Dies sollten wir nicht als nebensächlich abtun. Es ist nicht so, dass in Europa oder in Deutschland alle Medienschaffenden ungehindert ihrer Arbeit nachgehen können. Auf Querdenker-Demonstrationen werden Journalist*innen oft angegriffen, ebenso von Neonazis. »Reporter ohne Grenzen« attestiert Deutschland ein zunehmend »medienfeindliches Klima«.
»Europa nimmt keine gute Entwicklung« - Lutz Kinkel zu Angriffen autokratischer Staatschefs auf die Pressefreiheit und die Reaktion der EU
Dies hängt damit zusammen, dass rechte Positionen schon seit langem auch in der bürgerlichen Mitte der Gesellschaft salonfähig geworden sind. Vom Feuilleton geadelten Rassismus gibt es seit Thilo Sarrazins Buch »Deutschland schafft sich ab«, also seit rund zehn Jahren. Rassistische und islamfeindliche Positionen finden sich in der Regel zusammen mit einer frauenfeindlichen Haltung – und auch mit Misstrauen gegenüber den Medien.
Um das Vertrauen in die Presse zu unterminieren, behaupten rechte Politiker*innen gerne, dass deutsche Medien von Linken und Grünen unterwandert seien, insbesondere die öffentlich-rechtlichen Sender. Die AfD fährt seit längerem eine Hetzkampagne gegen die ARD, gegen die sogenannten »Zwangsgebühren« der öffentlich-rechtlichen Medien sowie ihre angebliche Linkslastigkeit.

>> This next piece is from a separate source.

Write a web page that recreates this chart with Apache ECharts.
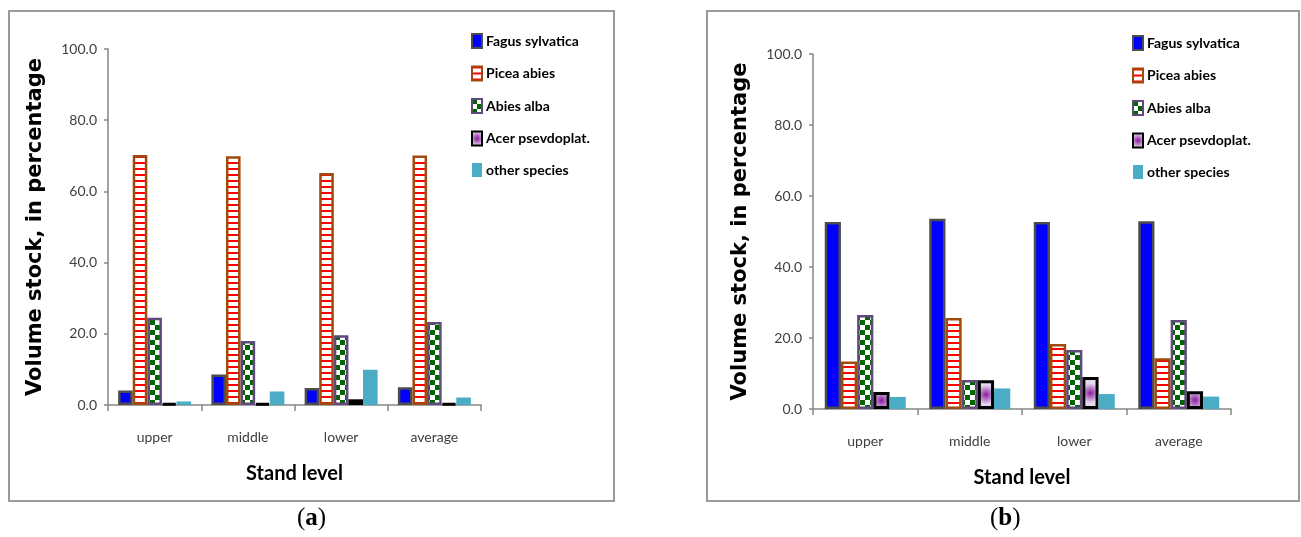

Die gleiche Argumentation hört man jedoch auch in der bürgerlichen Mitte – oder wo man früher die Mitte vermutet hätte. So etwa beklagte die frühere Bundesministerin für Familie, Kristina Schröder (CDU), vor kurzem mangelnde Meinungsvielfalt und behauptete auf Social Media tatsächlich, dass die »kulturellen Produktionsmittel in Deutschland weitgehend in linken und identitätspolitischen Händen« lägen. Damit befeuert sie das Narrativ der Rechtsextremen, die ein Interesse daran haben, unabhängige Medien zu diskreditieren. Bezeichnungen wie »Systemjournalisten« und »Lügenpresse« stammen eigentlich aus der Nazizeit – aber sie sind wieder gang und gäbe. Das ist ein Problem für uns alle.
In diesem Zusammenhang sei an den ersten Journalisten erinnert, dem der Friedensnobelpreis verliehen wurde: Carl von Ossietzky. Er verfolgte kritisch den Niedergang der Weimarer Republik und den Aufstieg der Nazis; sie schmähten ihn als Vertreter der »Lügenpresse«. Nach der Machtergreifung der NSDAP wurde er inhaftiert und 1936 – in Gestapo-Haft – mit dem Friedensnobelpreis ausgezeichnet. Doch dies konnte ihn nicht mehr retten.
Auch die diesjährigen Friedensnobelpreisträger riskieren viel für ihre journalistische Arbeit. Wir in Deutschland sollten jedoch ebenfalls aufpassen, dass uns die Pressefreiheit nicht unbemerkt wegbröckelt.